Can we get manufacturing done using less human input and can we do more robotic manufacturing at the right sort of cost? We shall see that develop over time.

We’re also not producing enough engineers to meet demand, which means we have to go overseas to recruit them. Companies often find it difficult to navigate contradictory government regulations and policies on visas and immigration. Is there anything you would want to say to the Government on that, on behalf of engineers and manufacturing, that will help companies fill that need?

We educate and train some of the greatest engineers in the world. We have some of the greatest engineering universities – we punch way above our weight in the world in this area – and we need to remember that. But the engineers we produce don’t all stay in the UK, they go overseas.

Some people who are educated in great universities overseas need to come here as well. So we need a free flow of engineers and scientists around the world. It is a two-way street. If we shut our doors and if we don’t allow people to come in, people will surely shut doors against us.

The nuts and bolts, the raw materials for the engineers of the future are currently in our schools as we speak. Getting young men and women to take STEM subjects at A Level is proving very difficult, particularly young women. How would you address that?

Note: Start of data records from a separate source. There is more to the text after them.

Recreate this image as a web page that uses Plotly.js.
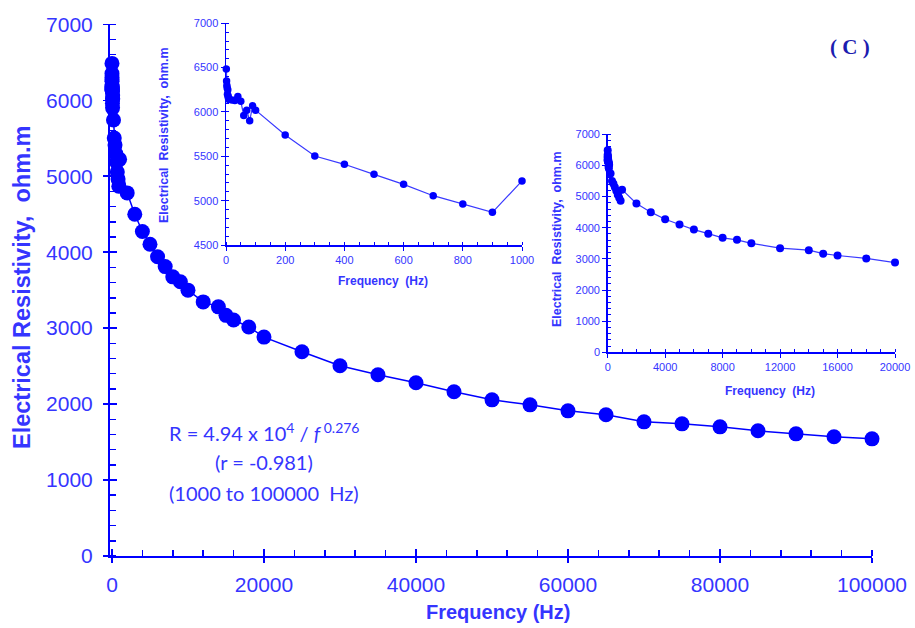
<!DOCTYPE html>
<html>
<head>
<meta charset="utf-8">
<script src="https://cdn.plot.ly/plotly-3.0.1.min.js"></script>
<style>html,body{margin:0;padding:0;background:#fff;}#chart{width:915px;height:628px;}</style>
</head>
<body>
<div id="chart"></div>
<script>
// Frequency (Hz) and electrical resistivity (ohm.m)
var frequency = [1,2,3,4,5,6,7,8,9,10,20,30,40,50,60,70,80,90,100,
  200,300,400,500,600,700,800,900,1000,
  2000,3000,4000,5000,6000,7000,8000,9000,10000,12000,14000,15000,16000,18000,20000,
  25000,30000,35000,40000,45000,50000,55000,60000,65000,70000,75000,80000,85000,90000,95000,100000];
var resistivity = [6485,6350,6300,6270,6200,6250,6180,6160,6150,6140,6135,6130,6175,6120,5960,6020,5900,6070,6020,
  5741,5504,5410,5297,5184,5056,4962,4868,5222,
  4780,4500,4272,4105,3940,3810,3675,3610,3500,3345,3280,3168,3108,3015,2882,
  2689,2505,2386,2280,2162,2056,1990,1911,1859,1766,1740,1700,1648,1608,1569,1542];

var xTitle = "Frequency (Hz)";
var xTitleInset = "Frequency  (Hz)";
var yTitle = "Electrical Resistivity,  ohm.m";
var yTitleInset = "Electrical  Resistivity,  ohm.m";
var panelLabel = "( C )";
var eqLines = ["R = 4.94 x 10<sup>4</sup> / <i>f</i><sup> 0.276</sup>", "(r = -0.981)", "(1000 to 100000  Hz)"];

function subset(maxF) {
  var xs = [], ys = [];
  for (var i = 0; i < frequency.length; i++) {
    if (frequency[i] <= maxF) { xs.push(frequency[i]); ys.push(resistivity[i]); }
  }
  return {x: xs, y: ys};
}

var W = 915, H = 628;
function px(a, b) { return [a / W, b / W]; }
function py(top, bottom) { return [(H - bottom) / H, (H - top) / H]; }

var BLUE = '#0000ff';
var TXT = '#3535ff';
var SANS = '"Liberation Sans", Arial, sans-serif';

var s1 = subset(1000), s2 = subset(20000);

var traces = [
  {x: frequency, y: resistivity, xaxis: 'x', yaxis: 'y', type: 'scatter', mode: 'lines+markers',
   line: {color: BLUE, width: 1.5}, marker: {color: BLUE, size: 15}, cliponaxis: false},
  {x: s1.x, y: s1.y, xaxis: 'x2', yaxis: 'y2', type: 'scatter', mode: 'lines+markers',
   line: {color: '#3a3aff', width: 1.2}, marker: {color: BLUE, size: 7.5}, cliponaxis: false},
  {x: s2.x, y: s2.y, xaxis: 'x3', yaxis: 'y3', type: 'scatter', mode: 'lines+markers',
   line: {color: '#3a3aff', width: 1.2}, marker: {color: BLUE, size: 8}, cliponaxis: false},
  {x: [], y: [], xaxis: 'x4', yaxis: 'y4', type: 'scatter', mode: 'markers', hoverinfo: 'skip'}
];

function ax(opts) {
  var base = {
    showline: true, linecolor: BLUE, linewidth: 2, showgrid: false, zeroline: false,
    ticks: 'outside', tickcolor: BLUE, tickwidth: 1.5, tickformat: 'd',
    fixedrange: true
  };
  for (var k in opts) base[k] = opts[k];
  return base;
}

var mainX = px(110, 872), mainY = py(24.3, 556);
var mainXRange = [-260, 100000], mainYRange = [0, 7000];

function ann(x, y, text, font, extra) {
  var a = {xref: 'paper', yref: 'paper', x: x / W, y: (H - y) / H, text: text, showarrow: false,
    xanchor: 'center', yanchor: 'middle', font: font};
  if (extra) for (var k in extra) a[k] = extra[k];
  return a;
}

var layout = {
  width: W, height: H,
  margin: {l: 0, r: 0, t: 0, b: 0},
  paper_bgcolor: '#ffffff', plot_bgcolor: 'rgba(0,0,0,0)',
  showlegend: false,
  xaxis: ax({domain: mainX, range: mainXRange, anchor: 'y', dtick: 20000, ticklen: 5,
    tickfont: {family: SANS, size: 21, color: TXT}, ticklabelstandoff: 4,
    minor: {dtick: 4000, ticks: 'inside', ticklen: 6, tickcolor: BLUE, tickwidth: 1.5}}),
  yaxis: ax({domain: mainY, range: mainYRange, anchor: 'x', dtick: 1000, ticklen: 5,
    tickfont: {family: SANS, size: 21, color: TXT}, ticklabelstandoff: 6,
    minor: {dtick: 200, ticks: 'inside', ticklen: 6, tickcolor: BLUE, tickwidth: 1.5}}),
  xaxis4: {domain: mainX, range: mainXRange, anchor: 'y4', overlaying: 'x', dtick: 20000, ticks: 'inside',
    ticklen: 7, tickcolor: BLUE, tickwidth: 1.5, showticklabels: false, showline: false, showgrid: false,
    zeroline: false, fixedrange: true},
  yaxis4: {domain: mainY, range: mainYRange, anchor: 'x4', overlaying: 'y', dtick: 1000, ticks: 'inside',
    ticklen: 7, tickcolor: BLUE, tickwidth: 1.5, showticklabels: false, showline: false, showgrid: false,
    zeroline: false, fixedrange: true},
  xaxis2: ax({domain: px(226, 522), range: [0, 1000], anchor: 'y2', dtick: 200, ticklen: 4, tickwidth: 1,
    tickfont: {family: SANS, size: 11, color: TXT}, linewidth: 1.5,
    minor: {dtick: 50, ticks: 'inside', ticklen: 3, tickcolor: BLUE, tickwidth: 1}}),
  yaxis2: ax({domain: py(23.3, 245), range: [4500, 7000], anchor: 'x2', dtick: 500, ticklen: 4, tickwidth: 1,
    tickfont: {family: SANS, size: 11, color: TXT}, linewidth: 1.5,
    minor: {dtick: 100, ticks: 'inside', ticklen: 3, tickcolor: BLUE, tickwidth: 1}}),
  xaxis3: ax({domain: px(607.7, 895), range: [0, 20000], anchor: 'y3', dtick: 4000, ticklen: 4, tickwidth: 1,
    tickfont: {family: SANS, size: 11, color: TXT}, linewidth: 1.5,
    minor: {dtick: 1000, ticks: 'inside', ticklen: 3, tickcolor: BLUE, tickwidth: 1}}),
  yaxis3: ax({domain: py(134.3, 352.3), range: [0, 7000], anchor: 'x3', dtick: 1000, ticklen: 4, tickwidth: 1,
    tickfont: {family: SANS, size: 11, color: TXT}, linewidth: 1.5,
    minor: {dtick: 200, ticks: 'inside', ticklen: 3, tickcolor: BLUE, tickwidth: 1}}),
  annotations: [
    ann(498, 612, xTitle, {family: SANS, size: 20, color: TXT, weight: 'bold'}),
    ann(22, 288, yTitle, {family: SANS, size: 23.5, color: TXT, weight: 'bold'}, {textangle: -90}),
    ann(383, 281, xTitleInset, {family: SANS, size: 12, color: TXT, weight: 'bold'}),
    ann(164, 135, yTitleInset, {family: SANS, size: 12.5, color: TXT, weight: 'bold'}, {textangle: -90}),
    ann(770, 391, xTitleInset, {family: SANS, size: 12, color: TXT, weight: 'bold'}),
    ann(557, 239, yTitleInset, {family: SANS, size: 12.5, color: TXT, weight: 'bold'}, {textangle: -90}),
    ann(850, 47, panelLabel, {family: '"Liberation Serif", "Times New Roman", serif', size: 21, color: '#1c1cb0', weight: 'bold'}),
    ann(264, 432, eqLines[0], {family: 'Lato, "Open Sans", sans-serif', size: 20, color: TXT}),
    ann(264, 462, eqLines[1], {family: 'Lato, "Open Sans", sans-serif', size: 20, color: TXT}),
    ann(264, 493, eqLines[2], {family: 'Lato, "Open Sans", sans-serif', size: 20, color: TXT})
  ]
};

Plotly.newPlot('chart', traces, layout, {staticPlot: true, displayModeBar: false});
</script>
</body>
</html>
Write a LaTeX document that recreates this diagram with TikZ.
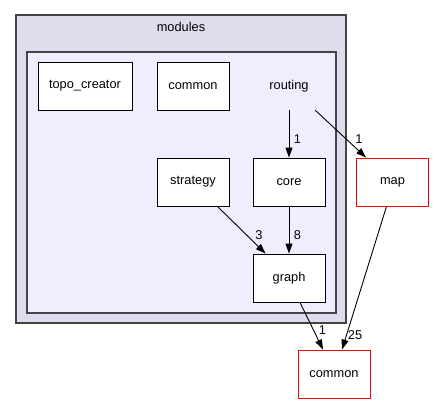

Girls need to be encouraged by schools and parents to go into engineering and not to be told things like, “This is not an occupation for women.” That is simply not true. It’s wrong. It’s very out of date. So cultural change is needed.

The Royal Academy of Engineering and the QEPrize are doing a lot to encourage people to come into engineering and see the products and the great advances in society that engineering create.

Nominations are now open for the Queen Elizabeth Prize of Engineering, until August 26 2016.